THE JOURNAL OF AMERICAN HISTORY
November 30, 1986
The Killing Floor
By James R. Barrett
Many of the important social conflicts tearing at the fabric of American society during the red summer of 1919 seem to have been concentrated on Chicago's South Side. The dramatic expansion of the meat-packing industry and the wartime labor shortage had created a new working class, bringing thousands of blacks from the Deep South to join earlier waves of Irish and Slavic migrants in the city's giant slaughterhouses. While racial antagonism grew with competition for scarce jobs, housing, and recreational facilities, rising labor militancy reached the boiling point. For a brief historical moment, Chicago became the focal point for racial and class conflict in the United States. Could organizers break the color barrier and create an interracial labor movement, or would racism triumph over class solidarity? The answer was by no means clear, and The Killing Floor brilliantly captures the drama of the moment as well as the historical forces that produced it. The film's success derives from its reliance on historical characters and situations that have been carefully developed through extensive research in primary sources.

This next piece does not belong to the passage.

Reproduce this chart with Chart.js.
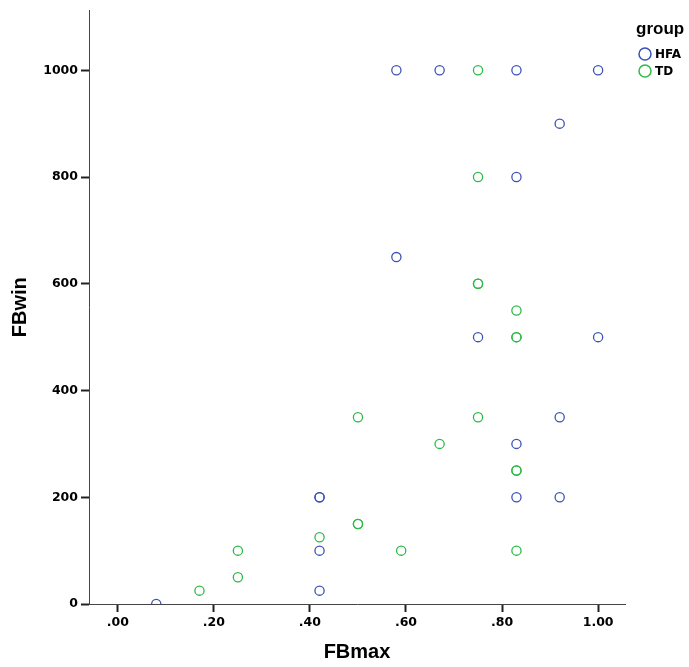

The story follows Frank Custer, a young black man, from rural Mississippi to Chicago's Black Belt as he looks for work and a better life for his family. In the flush wartime economy, Custer hires on as a common laborer and saves enough to bring his family to Chicago. Like most of his fellow migrants, he is resistant at first to the Stockyards Labor Council recruiters but soon joins the union and throws himself into organizing, for reasons that are not entirely clear. With the armistice, unemployment and labor conflict become endemic, and on the killing floor itself, Custer senses "somethin' waitin' to happen."
The race riot of July 1919, one of twenty-five that occurred throughout the nation in that year, presented men and woman like Custer with a personal crisis. In the Black Belt Custer is denounced as a “white man’s nigger” for his affiliation with the union. At the Stockyards Labor Council meeting, in the heart of immigrant Packingtown, he is shouted down by Slavic workers who believe that blacks have burned their homes. In the end, Custer reenters the stockyards under military protection along with thousands of other blacks.
The Killing Floor's most important achievement may be its realistic description of the complex consciousness of black workers in that era. A variety of antilabor elements within the black community emerge clearly--institutions such as the Wabash Avenue YMCA, which received most of its support from the packers and other large employers, and “race men” such as Austin "Heavy" Williams who, whether for money or for principle, agitated constantly against "the white man' s union." But the Black Belt was also home to such man as Robert Bedford, a staunchly class-conscious, northern-born shop steward in the largely white gang on the killing floor. In the film, as in real life, Bedford and Williams represent ideal types; most black workers' attitudes were far more mixed. Above all, blacks valued their new homes, their jobs, and all that those meant for their families. In wartime, with the economy and the government on their side, some of them saw the value of organizing with whites.
Frank Custer was not alone. During the 1919 riot, however, race consciousness dominated thinking on both sides of the color line, and there was little room for those, such as Custer, who straddled that line. "Nigger," Williams shouts, "you done forgot where you come from!"
The film's central theme--the tension between race consciousness and class consciousness--transcends the situation of Chicago's workers during the summer of 1919 and represents a key theme in working-class history. The human drama of Frank Custer's personal dilemma will have a very broad appeal, while the film’s sophisticated analysis will make it a natural focal point for discuss any class dealing with modern American society.